To be in an urban garden at night brings a mixture of wildness - it's actually quite dark - and community, and reveals the life that goes on in these spaces that isn't just about gardening.
Our first Embroidery in the Dark session was in Extinction Rebellion's Garden of Earthly Delights. After a hot summer, we picked a night when it bucketed with rain. We sat, cold and wet but determinedly sewing with fluorescent thread. The final works were less important than just being outside, in the dark, with other people. We felt great afterwards.
Our second night-time embroidery venture was in the Growing Kitchen on the Wenlock Barn Estate near Old Street, in the autumn. We had a small fire and candles (as well as cake of course) and as we sat there blindly sewing, people popped into the garden - to enquire about a homeless person who'd been seen there, to feed a stray cat, to have a smoke or to just come and sit quietly.
It reminded me that community gardens are not just green spaces for gardening: they provide safe areas for local people when there is a shrinking amount of public land.
Most gardens are small but provide space, activity, social interaction and support - not to mention food - for a large number of people. Their benefits go far beyond a bit of grow-your-own. In the last year my organisation, Cordwainers Grow, has set up a network of community gardens, orchards and wild spaces called the Union of Hackney Gardens. We hope we can protect, promote and support these places by joining together. We have forty-two members. With an increasing population and shrinking land available, community spaces are more and more under threat, but at the same time more important as new developments generally do not provide much private green space - yet so many developments damage or destroy the communal green spaces that are already there.
Cordwainers Grow evolved from Cordwainers Community Garden, which was closed quite heavy-handedly last year by the landowners so that it can be developed. It was their land, not ours, so that was, of course, their right, but we wanted to make sure that similar successful garden ventures would have better protection, and that means that these small spaces need to be seen, their value recognised and their opinions heard.
One of our members is the De Beauvoir Estate community garden. I visited it recently and met several gardeners and estate residents who are worried about its future. It provides growing spaces for 25 households and none of the gardeners knew each other before they met at the garden. It is also a place for other residents to enjoy in peace: somewhere to, as they say, relax and de-stress. One gardener told me she suffers from OCD and often struggles to get out of her flat as she gets trapped by her rituals, but tending the garden forces her outdoors, which breaks the cycle and lifts her mood. Another resident lost a baby and said that the gardeners and the garden itself help her get through the days. Like the Growing Kitchen, their garden serves many needs - not just grow-your-own.
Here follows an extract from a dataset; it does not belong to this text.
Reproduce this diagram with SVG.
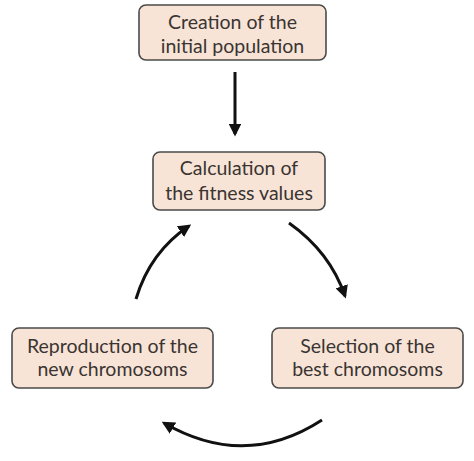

A new development is going up and will doubtless have an impact on the garden. A block for mostly social housing is being built right next to the garden and the residents fear it will destroy their thriving growing space; the gardeners say the garden will not be usable once the construction starts because the building will overshadow their growing area. Council members say that the space they will be building on is 'underused' and that homes are 'much-needed'. This is true, but there is a terrible tension between the need to build homes and the need for a healthy environment to keep residents well - and out of GP surgeries. This is not acknowledged and residents feel ignored.
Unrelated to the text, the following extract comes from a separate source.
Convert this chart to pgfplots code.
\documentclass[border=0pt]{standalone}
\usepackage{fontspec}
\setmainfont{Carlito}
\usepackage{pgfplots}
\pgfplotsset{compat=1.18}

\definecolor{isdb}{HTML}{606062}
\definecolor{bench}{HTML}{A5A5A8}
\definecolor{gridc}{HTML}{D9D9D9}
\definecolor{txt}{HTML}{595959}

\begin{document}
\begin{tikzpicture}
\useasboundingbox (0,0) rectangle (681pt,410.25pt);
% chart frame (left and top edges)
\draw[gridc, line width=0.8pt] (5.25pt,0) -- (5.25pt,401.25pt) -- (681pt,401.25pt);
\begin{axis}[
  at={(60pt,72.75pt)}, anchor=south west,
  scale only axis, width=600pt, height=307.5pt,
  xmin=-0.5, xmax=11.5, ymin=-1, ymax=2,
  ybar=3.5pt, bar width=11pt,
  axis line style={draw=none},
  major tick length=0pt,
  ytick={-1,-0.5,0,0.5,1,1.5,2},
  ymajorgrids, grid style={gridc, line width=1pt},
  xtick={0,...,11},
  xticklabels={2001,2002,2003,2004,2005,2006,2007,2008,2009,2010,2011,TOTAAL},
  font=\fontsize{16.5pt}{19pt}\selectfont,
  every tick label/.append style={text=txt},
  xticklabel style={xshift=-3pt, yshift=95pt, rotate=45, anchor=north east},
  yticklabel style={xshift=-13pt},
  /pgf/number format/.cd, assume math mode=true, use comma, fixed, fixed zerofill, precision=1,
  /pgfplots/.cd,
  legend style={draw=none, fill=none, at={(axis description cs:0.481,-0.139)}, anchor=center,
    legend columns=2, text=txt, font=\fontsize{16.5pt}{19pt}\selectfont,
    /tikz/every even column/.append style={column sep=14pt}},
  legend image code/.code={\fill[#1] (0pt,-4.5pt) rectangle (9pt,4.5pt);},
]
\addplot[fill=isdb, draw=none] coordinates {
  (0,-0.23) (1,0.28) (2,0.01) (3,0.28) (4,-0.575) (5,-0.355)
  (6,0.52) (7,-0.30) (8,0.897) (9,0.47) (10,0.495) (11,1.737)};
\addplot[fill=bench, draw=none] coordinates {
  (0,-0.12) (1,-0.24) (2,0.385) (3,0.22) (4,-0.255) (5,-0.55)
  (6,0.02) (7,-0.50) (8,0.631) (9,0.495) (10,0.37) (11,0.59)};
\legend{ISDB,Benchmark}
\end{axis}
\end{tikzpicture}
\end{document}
Another proposed development nearby affects one of our wildlife spaces. it will create both shadow and light pollution which will damage the ecology that the team there have been successfully encouraging.
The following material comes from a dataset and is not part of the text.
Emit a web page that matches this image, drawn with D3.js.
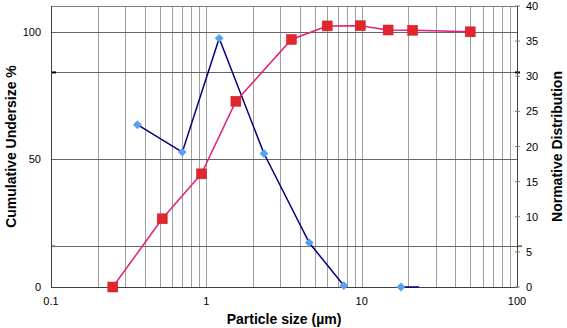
<!DOCTYPE html>
<html>
<head>
<meta charset="utf-8">
<script src="https://cdn.jsdelivr.net/npm/d3@7"></script>
<style>
  body { margin: 0; background: #fff; }
  svg { display: block; font-family: "Liberation Sans", Arial, sans-serif; }
</style>
</head>
<body>
<div id="chart"></div>
<script>
// cumulative undersize (left axis, %)
var cumSize = [0.25, 0.52, 0.93, 1.55, 3.53, 6.0, 9.8, 14.8, 21.3, 50];
var cumValue = [0, 26.7, 44.3, 72.7, 96.9, 102.2, 102.3, 100.6, 100.5, 99.9];

// normative distribution (right axis), null = gap in the line
var normSize = [0.36, 0.70, 1.21, 2.35, 4.6, 7.67, null, 17.9, 23.4];
var normValue = [23.1, 19.2, 35.4, 19.0, 6.3, 0.2, null, 0, 0];

var xTicks = [0.1, 1, 10, 100];
var leftTicks = [0, 50, 100];
var rightTicks = [0, 5, 10, 15, 20, 25, 30, 35, 40];
var extraGrid = [84, 16]; // odd extra horizontal lines (left-axis units)

var W = 567, H = 328;
var m = {left: 51, right: 50, top: 6, bottom: 41};
var iw = W - m.left - m.right, ih = H - m.top - m.bottom;

var svg = d3.select("#chart").append("svg").attr("width", W).attr("height", H);
var g = svg.append("g").attr("transform", "translate(" + m.left + "," + m.top + ")");

var x = d3.scaleLog().domain([0.1, 100]).range([0, iw]);
var yL = d3.scaleLinear().domain([0, 110]).range([ih, 0]);
var yR = d3.scaleLinear().domain([0, 40]).range([ih, 0]);

// vertical grid on every log step
var vgrid = [];
[0.1, 1, 10].forEach(function(d) {
    for (var k = 1; k < 10; k++) vgrid.push(d * k);
});
g.selectAll(".vg").data(vgrid.filter(function(d) { return d > 0.1; }))
    .enter().append("line")
    .attr("x1", function(d) { return Math.round(x(d)) + 0.5; })
    .attr("x2", function(d) { return Math.round(x(d)) + 0.5; })
    .attr("y1", 0).attr("y2", ih)
    .attr("stroke", "#a0a0a0").attr("stroke-width", 1);

// horizontal grid
g.selectAll(".hg").data(leftTicks.concat(extraGrid))
    .enter().append("line")
    .attr("x1", 0).attr("x2", iw)
    .attr("y1", function(d) { return Math.round(yL(d)) + 0.5; })
    .attr("y2", function(d) { return Math.round(yL(d)) + 0.5; })
    .attr("stroke", "#666").attr("stroke-width", 1);

// little marks at the extra lines
g.append("line").attr("x1", 0).attr("x2", 5)
    .attr("y1", yL(84)).attr("y2", yL(84)).attr("stroke", "#000").attr("stroke-width", 2);
g.append("line").attr("x1", iw - 2).attr("x2", iw + 3)
    .attr("y1", yL(84)).attr("y2", yL(84)).attr("stroke", "#000").attr("stroke-width", 2);
g.append("line").attr("x1", 0).attr("x2", 4)
    .attr("y1", yL(16)).attr("y2", yL(16)).attr("stroke", "#7a8a50").attr("stroke-width", 2);
g.append("line").attr("x1", iw).attr("x2", iw + 5)
    .attr("y1", yL(16)).attr("y2", yL(16)).attr("stroke", "#7a8a50").attr("stroke-width", 2);

// frame
g.append("rect").attr("x", 0.5).attr("y", 0.5).attr("width", iw).attr("height", ih)
    .attr("fill", "none").attr("stroke", "#808080");
g.append("line").attr("x1", 0).attr("x2", iw).attr("y1", ih + 0.5).attr("y2", ih + 0.5)
    .attr("stroke", "#404040");
g.append("line").attr("x1", 0.5).attr("x2", 0.5).attr("y1", 0).attr("y2", ih)
    .attr("stroke", "#404040");
g.append("line").attr("x1", iw + 0.5).attr("x2", iw + 0.5).attr("y1", 0).attr("y2", ih)
    .attr("stroke", "#404040");

// axes labels
g.selectAll(".xl").data(xTicks).enter().append("text")
    .attr("x", function(d) { return x(d); }).attr("y", ih + 18)
    .attr("text-anchor", "middle").attr("font-size", 11).attr("fill", "#000")
    .text(function(d) { return d; });

g.selectAll(".ll").data(leftTicks).enter().append("text")
    .attr("x", -10).attr("y", function(d) { return yL(d) + 4; })
    .attr("text-anchor", "end").attr("font-size", 11).attr("fill", "#000")
    .text(function(d) { return d; });

g.selectAll(".rt").data(rightTicks).enter().append("line")
    .attr("x1", iw - 2).attr("x2", iw + 3)
    .attr("y1", function(d) { return yR(d); }).attr("y2", function(d) { return yR(d); })
    .attr("stroke", "#808080");
g.selectAll(".rl").data(rightTicks).enter().append("text")
    .attr("x", iw + 9).attr("y", function(d) { return yR(d) + 4; })
    .attr("text-anchor", "start").attr("font-size", 11).attr("fill", "#000")
    .text(function(d) { return d; });

svg.append("text").attr("x", m.left + iw / 2).attr("y", 324)
    .attr("text-anchor", "middle").attr("font-size", 14).attr("font-weight", "bold")
    .text("Particle size (µm)");
svg.append("text").attr("transform", "translate(16," + (m.top + ih / 2) + ")rotate(-90)")
    .attr("text-anchor", "middle").attr("font-size", 14).attr("font-weight", "bold")
    .text("Cumulative Undersize %");
svg.append("text").attr("transform", "translate(562," + (m.top + ih / 2) + ")rotate(-90)")
    .attr("text-anchor", "middle").attr("font-size", 14).attr("font-weight", "bold")
    .text("Normative Distribution");

// normative distribution line
var norm = normSize.map(function(d, i) { return {s: d, v: normValue[i]}; });
var lineR = d3.line()
    .defined(function(d) { return d.s != null; })
    .x(function(d) { return x(d.s); })
    .y(function(d) { return yR(d.v); });
g.append("path").datum(norm).attr("d", lineR)
    .attr("fill", "none").attr("stroke", "#000080").attr("stroke-width", 1.5);
// last point has no marker in the original
g.selectAll(".dm").data(norm.filter(function(d, i) { return d.s != null && i < norm.length - 1; }))
    .enter().append("path")
    .attr("d", d3.symbol().type(d3.symbolDiamond2).size(50))
    .attr("transform", function(d) { return "translate(" + x(d.s) + "," + yR(d.v) + ")"; })
    .attr("fill", "#5aa0f0");

// cumulative line
var cum = cumSize.map(function(d, i) { return {s: d, v: cumValue[i]}; });
var lineL = d3.line()
    .x(function(d) { return x(d.s); })
    .y(function(d) { return yL(d.v); });
g.append("path").datum(cum).attr("d", lineL)
    .attr("fill", "none").attr("stroke", "#e0207a").attr("stroke-width", 1.5);
g.selectAll(".sq").data(cum).enter().append("rect")
    .attr("x", function(d) { return x(d.s) - 5; })
    .attr("y", function(d) { return yL(d.v) - 5; })
    .attr("width", 10).attr("height", 10)
    .attr("fill", "#e3262e").attr("stroke", "#c8202a").attr("stroke-width", 0.5);
</script>
</body>
</html>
These community green spaces, about a mile apart, are small and serve a very local constituency as most gardens do. One of the reasons for forming the Hackney Union was to make these sorts of places more visible and their benefits more widely known - and to connect them to each other. One benefit of having a union is to have a voice. As a group, we can be heard - by the council in particular. Just recently we have been asked to comment on its new parks strategy We can also share knowledge, skills and support, not just about gardening but, increasingly importantly in these times, about planning matters. At the very least we can turn up as a group to planning meetings to show the level of concern over decisions being made about our environment. Ideally we will be consulted before plans go to committee - to collaborate with developers, rather than arriving at the end of the process feeling trodden on and therefore hostile.One of the ways in which we are working to make our green spaces more visible is by mapping walks which show where community gardens are and how they can be linked by a gentle stroll. Last summer we received a small amount of funding to organise five walks to and between community growing spaces, After practising and photographing the walks using an app called Ramblr, we worked out routes that took in three or four gardens, either beginning or ending up with tea and cake. After much agonised proofing and subbing we have just produced five maps available as PDFs, which take you around the borough and list more gardens in the area. We now have so many gardens in our network that we are looking at producing a second edition this year.
By using our green spaces - for our mental and physical health, for food growing, to provide nature habitats and to clean our air - and by connecting them to each other - we can, I hope, protect them. If you want to help and do something for your local community space, just go and sit in it and do nothing. If you have the urge though, you can take an embroidery hoop and wait for nightfall.